WRITTEN REQUEST — Everything from the first line down to the line containing "import * as" is to be retyped exactly, both ends included, with pictures left out.

-- start DATASET CONTENT --

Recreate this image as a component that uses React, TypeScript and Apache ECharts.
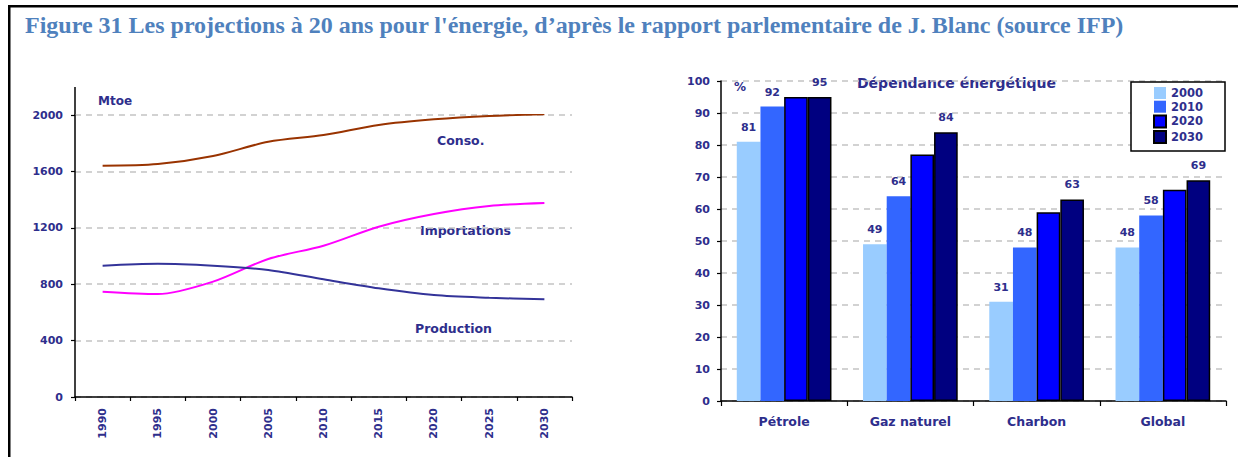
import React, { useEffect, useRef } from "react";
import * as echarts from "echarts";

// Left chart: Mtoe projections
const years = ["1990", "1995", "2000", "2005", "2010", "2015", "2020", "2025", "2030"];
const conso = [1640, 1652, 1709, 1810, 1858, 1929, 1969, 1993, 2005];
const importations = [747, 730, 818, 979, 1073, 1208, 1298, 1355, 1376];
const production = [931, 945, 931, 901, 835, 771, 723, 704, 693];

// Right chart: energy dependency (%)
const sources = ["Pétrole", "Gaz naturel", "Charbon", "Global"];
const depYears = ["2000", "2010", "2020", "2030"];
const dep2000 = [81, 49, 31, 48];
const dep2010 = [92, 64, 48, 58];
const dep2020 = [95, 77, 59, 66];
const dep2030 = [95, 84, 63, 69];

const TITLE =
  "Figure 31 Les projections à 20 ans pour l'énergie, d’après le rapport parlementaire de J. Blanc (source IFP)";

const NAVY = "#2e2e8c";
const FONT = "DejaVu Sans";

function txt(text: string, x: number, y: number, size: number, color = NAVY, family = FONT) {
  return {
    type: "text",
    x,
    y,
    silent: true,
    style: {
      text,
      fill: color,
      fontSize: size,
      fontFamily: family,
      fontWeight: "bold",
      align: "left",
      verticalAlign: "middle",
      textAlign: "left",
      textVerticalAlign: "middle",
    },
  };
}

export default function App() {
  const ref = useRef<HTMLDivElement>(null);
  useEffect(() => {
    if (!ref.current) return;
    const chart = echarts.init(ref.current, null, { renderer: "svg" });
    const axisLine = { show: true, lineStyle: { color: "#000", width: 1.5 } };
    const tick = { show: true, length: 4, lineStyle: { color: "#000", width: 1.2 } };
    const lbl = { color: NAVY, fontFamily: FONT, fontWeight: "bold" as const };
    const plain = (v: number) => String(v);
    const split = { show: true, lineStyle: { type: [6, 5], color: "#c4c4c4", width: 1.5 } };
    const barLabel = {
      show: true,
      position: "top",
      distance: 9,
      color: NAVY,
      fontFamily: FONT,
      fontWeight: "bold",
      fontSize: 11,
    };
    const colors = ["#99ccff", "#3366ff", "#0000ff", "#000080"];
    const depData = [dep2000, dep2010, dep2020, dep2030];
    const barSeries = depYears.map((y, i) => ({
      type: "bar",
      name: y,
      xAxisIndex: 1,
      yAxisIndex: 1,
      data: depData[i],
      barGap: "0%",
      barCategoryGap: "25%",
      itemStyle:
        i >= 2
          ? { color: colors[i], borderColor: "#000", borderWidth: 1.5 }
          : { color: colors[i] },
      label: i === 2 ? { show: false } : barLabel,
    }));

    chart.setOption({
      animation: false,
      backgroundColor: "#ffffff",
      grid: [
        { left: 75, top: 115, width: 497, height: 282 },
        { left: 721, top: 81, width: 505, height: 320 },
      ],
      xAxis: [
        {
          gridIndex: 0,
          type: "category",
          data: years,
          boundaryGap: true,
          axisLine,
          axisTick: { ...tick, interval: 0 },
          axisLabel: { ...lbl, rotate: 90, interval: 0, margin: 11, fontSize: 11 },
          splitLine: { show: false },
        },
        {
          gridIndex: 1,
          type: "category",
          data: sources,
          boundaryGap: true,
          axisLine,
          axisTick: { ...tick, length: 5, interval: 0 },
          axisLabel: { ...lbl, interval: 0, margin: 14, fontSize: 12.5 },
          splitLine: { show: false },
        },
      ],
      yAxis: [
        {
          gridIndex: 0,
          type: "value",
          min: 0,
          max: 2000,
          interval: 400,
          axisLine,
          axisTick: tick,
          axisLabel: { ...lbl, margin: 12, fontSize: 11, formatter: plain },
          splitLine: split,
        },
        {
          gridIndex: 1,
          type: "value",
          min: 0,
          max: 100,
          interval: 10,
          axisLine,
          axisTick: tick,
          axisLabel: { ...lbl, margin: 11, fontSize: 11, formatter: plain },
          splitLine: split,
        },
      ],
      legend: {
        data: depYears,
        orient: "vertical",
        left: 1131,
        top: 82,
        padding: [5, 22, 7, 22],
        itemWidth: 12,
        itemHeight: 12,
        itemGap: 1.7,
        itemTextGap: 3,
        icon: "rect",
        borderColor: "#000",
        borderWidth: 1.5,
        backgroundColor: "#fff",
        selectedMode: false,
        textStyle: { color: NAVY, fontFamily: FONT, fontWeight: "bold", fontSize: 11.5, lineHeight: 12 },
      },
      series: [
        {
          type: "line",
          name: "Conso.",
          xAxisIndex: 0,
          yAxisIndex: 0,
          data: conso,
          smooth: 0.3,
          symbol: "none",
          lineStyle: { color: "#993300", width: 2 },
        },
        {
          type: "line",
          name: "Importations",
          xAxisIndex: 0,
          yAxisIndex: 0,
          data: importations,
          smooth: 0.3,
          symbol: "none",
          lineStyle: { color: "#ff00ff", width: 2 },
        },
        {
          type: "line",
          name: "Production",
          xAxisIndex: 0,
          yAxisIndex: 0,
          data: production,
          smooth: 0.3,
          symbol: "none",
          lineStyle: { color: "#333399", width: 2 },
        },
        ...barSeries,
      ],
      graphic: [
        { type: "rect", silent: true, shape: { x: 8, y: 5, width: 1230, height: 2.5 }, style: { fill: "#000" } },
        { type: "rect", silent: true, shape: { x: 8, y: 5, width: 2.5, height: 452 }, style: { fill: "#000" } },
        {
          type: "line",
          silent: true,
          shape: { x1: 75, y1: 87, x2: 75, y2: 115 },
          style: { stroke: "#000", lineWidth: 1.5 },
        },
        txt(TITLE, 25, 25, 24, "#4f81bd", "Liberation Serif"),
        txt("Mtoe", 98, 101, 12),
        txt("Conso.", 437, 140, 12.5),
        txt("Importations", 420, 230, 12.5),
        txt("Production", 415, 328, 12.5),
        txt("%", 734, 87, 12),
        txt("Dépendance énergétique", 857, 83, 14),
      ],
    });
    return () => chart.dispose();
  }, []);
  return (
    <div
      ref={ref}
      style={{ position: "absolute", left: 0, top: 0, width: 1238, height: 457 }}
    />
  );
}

-- end DATASET CONTENT --

ANSWER TO THE TASK —
Recreate this image as a component that uses React, TypeScript and Apache ECharts.
import React, { useEffect, useRef } from "react";
import * as echarts from "echarts";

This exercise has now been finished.